Nagorno-Karabakh and Kosovo

Nagorno-Karabakh and Kosovo


Elmira Tariverdiyeva, Baku. Exclusively to VK

On July 19, Nagorno-Karabakh held so-called presidential elections. Azerbaijan called them a provocation. Baku was furious that there were people who went to Nagorno-Karabakh as observers – they came to observe an illegal procedure in a territory which is not recognized as an independent state by any country of the world.

The High Representative of the Union for Foreign Affairs and Security Policy, Catherine Ashton, made a statement on “the presidential elections” and noted that the European Union didn’t recognize the constitutional and legal limits within which they would be held. These “elections” should not damage the determination of the future status of Nagorno-Karabakh. The position was supported by Lithuania, Hungary, Switzerland, the Organization of Islamic Cooperation, Romania and Georgia. The leading mediators on the problem of Nagorno-Karabakh – the OSCE Minsk Group – also made statements that none of three countries that co-chair the OSCE MG or any other country in the world recognizes Nagorno-Karabakh as an independent state.

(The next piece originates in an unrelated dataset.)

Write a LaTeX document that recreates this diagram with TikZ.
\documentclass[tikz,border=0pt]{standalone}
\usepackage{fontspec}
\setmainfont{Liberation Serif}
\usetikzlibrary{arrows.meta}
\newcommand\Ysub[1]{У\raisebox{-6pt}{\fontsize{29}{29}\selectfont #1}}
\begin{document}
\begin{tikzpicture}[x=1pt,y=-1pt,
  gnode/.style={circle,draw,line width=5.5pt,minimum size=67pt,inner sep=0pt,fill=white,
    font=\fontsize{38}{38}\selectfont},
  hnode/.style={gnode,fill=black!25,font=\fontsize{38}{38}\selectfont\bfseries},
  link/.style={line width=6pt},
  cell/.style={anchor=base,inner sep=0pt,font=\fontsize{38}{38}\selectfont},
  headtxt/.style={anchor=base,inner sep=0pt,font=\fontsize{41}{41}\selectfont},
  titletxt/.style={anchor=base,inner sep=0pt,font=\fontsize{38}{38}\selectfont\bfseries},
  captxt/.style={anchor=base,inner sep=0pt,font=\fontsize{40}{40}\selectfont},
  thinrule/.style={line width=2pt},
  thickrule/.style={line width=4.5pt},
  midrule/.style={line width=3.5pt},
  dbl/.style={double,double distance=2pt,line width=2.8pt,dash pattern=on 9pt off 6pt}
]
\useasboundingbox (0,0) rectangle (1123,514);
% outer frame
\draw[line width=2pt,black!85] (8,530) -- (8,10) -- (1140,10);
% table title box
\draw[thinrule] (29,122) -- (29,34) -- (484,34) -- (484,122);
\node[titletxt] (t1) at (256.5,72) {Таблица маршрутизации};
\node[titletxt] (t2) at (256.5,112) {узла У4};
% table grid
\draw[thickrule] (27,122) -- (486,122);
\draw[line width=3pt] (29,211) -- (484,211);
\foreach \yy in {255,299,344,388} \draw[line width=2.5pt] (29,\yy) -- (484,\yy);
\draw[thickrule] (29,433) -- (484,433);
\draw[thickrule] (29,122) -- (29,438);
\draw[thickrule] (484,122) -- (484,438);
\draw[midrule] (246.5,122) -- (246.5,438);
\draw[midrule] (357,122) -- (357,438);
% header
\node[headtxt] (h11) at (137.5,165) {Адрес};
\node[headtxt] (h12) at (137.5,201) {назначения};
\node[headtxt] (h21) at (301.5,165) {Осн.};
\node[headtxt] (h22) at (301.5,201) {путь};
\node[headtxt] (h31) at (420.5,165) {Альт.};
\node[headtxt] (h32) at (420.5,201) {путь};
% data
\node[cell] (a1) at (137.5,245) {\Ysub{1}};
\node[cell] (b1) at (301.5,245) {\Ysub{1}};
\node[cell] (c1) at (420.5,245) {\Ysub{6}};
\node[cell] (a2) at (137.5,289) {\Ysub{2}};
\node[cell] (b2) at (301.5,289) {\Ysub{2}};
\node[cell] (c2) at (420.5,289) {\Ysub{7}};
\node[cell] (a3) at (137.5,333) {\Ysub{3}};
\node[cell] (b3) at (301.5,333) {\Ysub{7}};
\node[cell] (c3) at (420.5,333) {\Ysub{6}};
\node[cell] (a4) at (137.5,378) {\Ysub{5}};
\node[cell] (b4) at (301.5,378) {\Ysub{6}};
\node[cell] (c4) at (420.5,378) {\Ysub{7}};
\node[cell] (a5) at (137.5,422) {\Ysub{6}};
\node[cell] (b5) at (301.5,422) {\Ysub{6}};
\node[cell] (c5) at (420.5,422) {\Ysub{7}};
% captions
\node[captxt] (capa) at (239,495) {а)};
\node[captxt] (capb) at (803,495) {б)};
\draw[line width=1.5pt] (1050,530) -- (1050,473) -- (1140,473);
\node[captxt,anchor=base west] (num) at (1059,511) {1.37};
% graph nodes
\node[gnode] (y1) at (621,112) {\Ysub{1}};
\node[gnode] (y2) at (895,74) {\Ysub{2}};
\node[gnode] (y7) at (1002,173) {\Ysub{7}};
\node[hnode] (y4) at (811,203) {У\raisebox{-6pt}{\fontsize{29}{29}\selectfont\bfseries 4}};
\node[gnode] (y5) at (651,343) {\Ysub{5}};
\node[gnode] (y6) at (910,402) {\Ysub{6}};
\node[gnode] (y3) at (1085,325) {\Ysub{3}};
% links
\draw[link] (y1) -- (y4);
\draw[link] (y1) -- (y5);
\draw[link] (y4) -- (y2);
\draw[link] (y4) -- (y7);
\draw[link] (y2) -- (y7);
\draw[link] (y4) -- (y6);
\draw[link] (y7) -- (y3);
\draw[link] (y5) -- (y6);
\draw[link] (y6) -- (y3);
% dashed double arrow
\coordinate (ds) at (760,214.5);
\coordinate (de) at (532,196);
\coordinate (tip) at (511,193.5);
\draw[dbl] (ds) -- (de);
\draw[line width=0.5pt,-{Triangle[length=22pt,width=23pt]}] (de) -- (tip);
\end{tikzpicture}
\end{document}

The co-chairs emphasized that the procedure which took place on July 19 didn’t determine the legal status of Nagorno-Karabakh or the results of the settlement of the Nagorno-Karabakh conflict. Russia made its own separate statement. “We, as well as other countries of the world, do not recognize Nagorno-Karabakh as an independent state and we don’t think the so-called elections could define the future peacemaking process around the territory,” the official representative of the Russian Ministry for Foreign Affairs, Alexander Lukashevich said.

However, an MP from the LDPR, Alexander Balberov, came from Moscow to observe “the elections.” “Vladimir Zhirinovsky and we, MPs, will do our best for the Nagorno-Karabakh Republic to be recognized someday,” Balberov said, comparing Kosovo and Karabakh. Baku considered the statement as strange – Kosovo is governed by the UN, while military men of the EU provide security guarantees. At the same time, no country has recognized Nagorno-Karabakh as an independent state, while Kosovo is recognized by more than 80 countries, and they say that the Kosovo case cannot be a precedent for other territorial conflicts. Kosovo doesn’t recognize Nagorno-Karabakh, while Armenia, which urges recognition of Karabakh, doesn’t recognize Kosovo. Probably Armenia doesn’t want to irritate Moscow.

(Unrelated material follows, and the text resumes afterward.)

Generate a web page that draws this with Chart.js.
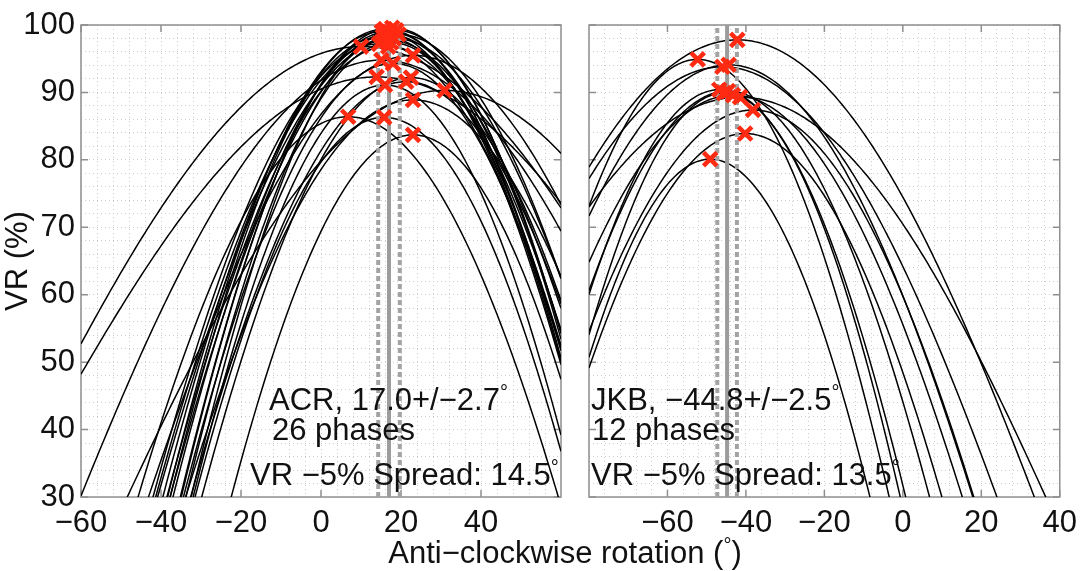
<!DOCTYPE html>
<html>
<head>
<meta charset="utf-8">
<script src="https://cdn.jsdelivr.net/npm/chart.js@4.4.0/dist/chart.umd.min.js"></script>
<style>
  html, body { margin: 0; padding: 0; background: #fff; overflow: hidden; }
  #figure { position: relative; width: 1085px; height: 571px; font-family: 'Liberation Sans', Arial, Helvetica, sans-serif; color: #111; }
  canvas { position: absolute; top: 0; }
  #chart-acr { left: 0; }
  #chart-jkb { left: 575px; }
  .note { position: absolute; font-size: 31px; line-height: 31px; white-space: nowrap; }
  .deg { font-size: 20px; vertical-align: 11px; }
  #x-title { position: absolute; left: 0; width: 1130px; top: 530px; text-align: center; font-size: 31px; line-height: 31px; white-space: nowrap; }
</style>
</head>
<body>
<div id="figure">
  <canvas id="chart-acr" width="575" height="571"></canvas>
  <canvas id="chart-jkb" width="510" height="571"></canvas>

  <div class="note" style="left:269px; top:377px;">ACR, 17.0+/−2.7<span class="deg">°</span></div>
  <div class="note" style="left:272px; top:414px;">26 phases</div>
  <div class="note" style="left:250px; top:452px;">VR −5% Spread: 14.5<span class="deg">°</span></div>

  <div class="note" style="left:591px; top:377px;">JKB, −44.8+/−2.5<span class="deg">°</span></div>
  <div class="note" style="left:592px; top:414px;">12 phases</div>
  <div class="note" style="left:591px; top:452px;">VR −5% Spread: 13.5<span class="deg">°</span></div>

  <div id="x-title">Anti−clockwise rotation (<span class="deg">°</span>)</div>
</div>
<script>
// ACR: best rotation (deg), peak VR (%) and cosine amplitude for each phase
const acrPeakRot = [10.0, 23.0, 15.1, 18.0, 13.9, 16.0, 21.3, 23.0, 30.9, 6.8, 15.8, 23.0, 22.5,
  14.5, 15.5, 16.0, 16.5, 17.0, 17.2, 17.8, 18.2, 18.8, 16.8, 15.2, 19.4, 17.5];
const acrPeakVR = [96.8, 95.5, 94.8, 94.3, 92.3, 91.1, 91.6, 88.9, 90.3, 86.4, 86.3, 83.7, 92.2,
  97.2, 98.3, 99.4, 97.8, 99.0, 98.5, 99.6, 98.0, 99.2, 96.8, 99.0, 98.6, 97.4];
const acrAmp = [67, 110, 87, 165, 61, 185, 150, 130, 74, 144, 175, 180, 160,
  150, 160, 170, 145, 180, 165, 175, 140, 185, 155, 170, 150, 180];
const acrMean = 17.0;
const acrStd = 2.7;

// JKB
const jkbPeakRot = [-42.2, -52.3, -46.0, -44.4, -46.8, -45.6, -44.6, -43.3, -41.5, -38.2, -40.2, -49.1];
const jkbPeakVR = [97.8, 94.9, 93.8, 94.1, 90.4, 89.9, 90.2, 89.6, 89.3, 87.4, 83.9, 80.1];
const jkbAmp = [90, 190, 97, 120, 186, 205, 160, 125, 75, 129, 150, 207];
const jkbMean = -44.8;
const jkbStd = 2.5;

// axes
const acrXTicks = [-60, -40, -20, 0, 20, 40];
const jkbXTicks = [-60, -40, -20, 0, 20, 40];
const vrTicks = [30, 40, 50, 60, 70, 80, 90, 100];

const axisFont = { family: "'Liberation Sans', Arial, Helvetica, sans-serif", size: 31 };
const frameColor = '#8f8f8f';

function formatTick(v) {
  return v < 0 ? '\u2212' + Math.abs(v) : String(v);
}

// VR of a rotated field falls off as 1 - cos of the angle away from the best rotation
function vrCurve(rot0, vr0, amp, xMin, xMax) {
  const pts = [];
  for (let x = xMin; x <= xMax; x += 0.5) {
    const d = (x - rot0) * Math.PI / 180;
    pts.push({ x, y: vr0 - amp * (1 - Math.cos(d)) });
  }
  return pts;
}

function vline(x, dashed) {
  return {
    type: 'line',
    data: [{ x, y: 30 }, { x, y: 100 }],
    borderColor: dashed ? '#a3a3a3' : '#9c9c9c',
    borderWidth: 4,
    borderDash: dashed ? [5, 3] : [],
    pointRadius: 0,
    order: 2,
  };
}

// box round the plot area with inward tick marks on all four sides
const frameBox = {
  id: 'frameBox',
  beforeDatasetsDraw(chart, args, opts) {
    const { ctx, chartArea: a, scales } = chart;
    ctx.save();
    ctx.strokeStyle = frameColor;
    ctx.lineWidth = 1.5;
    ctx.beginPath();
    opts.xMarks.forEach((v) => {
      const px = scales.x.getPixelForValue(v);
      ctx.moveTo(px, a.bottom); ctx.lineTo(px, a.bottom - 7);
      ctx.moveTo(px, a.top); ctx.lineTo(px, a.top + 7);
    });
    vrTicks.forEach((v) => {
      const py = scales.y.getPixelForValue(v);
      ctx.moveTo(a.left, py); ctx.lineTo(a.left + 7, py);
      ctx.moveTo(a.right, py); ctx.lineTo(a.right - 7, py);
    });
    ctx.stroke();
    ctx.strokeRect(a.left, a.top, a.right - a.left, a.bottom - a.top);
    ctx.restore();
  },
};

function buildPanel(canvasId, cfg) {
  const datasets = cfg.peakRot.map((r, i) => ({
    type: 'line',
    data: vrCurve(r, cfg.peakVR[i], cfg.amp[i], cfg.xMin, cfg.xMax),
    borderColor: '#000',
    borderWidth: 1.5,
    pointRadius: 0,
    tension: 0,
    order: 3,
  }));

  datasets.push(vline(cfg.mean, false));
  datasets.push(vline(cfg.mean - cfg.std, true));
  datasets.push(vline(cfg.mean + cfg.std, true));

  datasets.push({
    type: 'scatter',
    data: cfg.peakRot.map((r, i) => ({ x: r, y: cfg.peakVR[i] })),
    pointStyle: 'crossRot',
    pointRadius: 9.5,
    borderWidth: 4.5,
    borderColor: '#ff2a12',
    backgroundColor: '#ff2a12',
    clip: false,
    order: 1,
  });

  const gridOpts = { color: '#cdcdcd', lineWidth: 1, drawTicks: false };
  const borderOpts = { display: false, dash: [1, 3] };

  return new Chart(document.getElementById(canvasId), {
    data: { datasets },
    plugins: [frameBox],
    options: {
      responsive: false,
      animation: false,
      devicePixelRatio: 1,
      events: [],
      layout: { padding: { top: 25, right: cfg.padRight, left: 0, bottom: 0 } },
      plugins: {
        legend: { display: false },
        tooltip: { enabled: false },
        frameBox: { xMarks: cfg.xTicks },
      },
      scales: {
        x: {
          type: 'linear',
          min: cfg.xMin,
          max: cfg.xMax,
          afterFit: (s) => { s.height = 74; },
          grid: gridOpts,
          border: borderOpts,
          ticks: {
            stepSize: 4,
            autoSkip: false,
            maxRotation: 0,
            minRotation: 0,
            padding: 8,
            color: '#111',
            font: axisFont,
            callback: (v) => (cfg.xTicks.includes(v) ? formatTick(v) : ''),
          },
        },
        y: {
          type: 'linear',
          min: 30,
          max: 100,
          afterFit: (s) => { s.width = cfg.yWidth; },
          grid: gridOpts,
          border: borderOpts,
          ticks: {
            display: cfg.showY,
            stepSize: 2,
            autoSkip: false,
            padding: 6,
            color: '#111',
            font: axisFont,
            callback: (v) => (vrTicks.includes(v) ? String(v) : ''),
          },
          title: {
            display: cfg.showY,
            text: 'VR (%)',
            color: '#111',
            font: axisFont,
            padding: 0,
          },
        },
      },
    },
  });
}

buildPanel('chart-acr', {
  peakRot: acrPeakRot, peakVR: acrPeakVR, amp: acrAmp,
  mean: acrMean, std: acrStd,
  xMin: -60, xMax: 60, xTicks: acrXTicks,
  yWidth: 81, padRight: 11, showY: true,
});

buildPanel('chart-jkb', {
  peakRot: jkbPeakRot, peakVR: jkbPeakVR, amp: jkbAmp,
  mean: jkbMean, std: jkbStd,
  xMin: -80, xMax: 40, xTicks: jkbXTicks,
  yWidth: 10, padRight: 17, showY: false,
});
</script>
</body>
</html>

Meanwhile, separatist regimes stand in their own light. Non-recognized and hsemi-recognized states will never be involved in the processes of regional trading and economic or transit-infrastructural cooperation. People who live, for example, in Karabakh will always be threatened by the possibility of the conflict renewing. People don’t want independence anymore, they want to live a normal life, because they have only one life.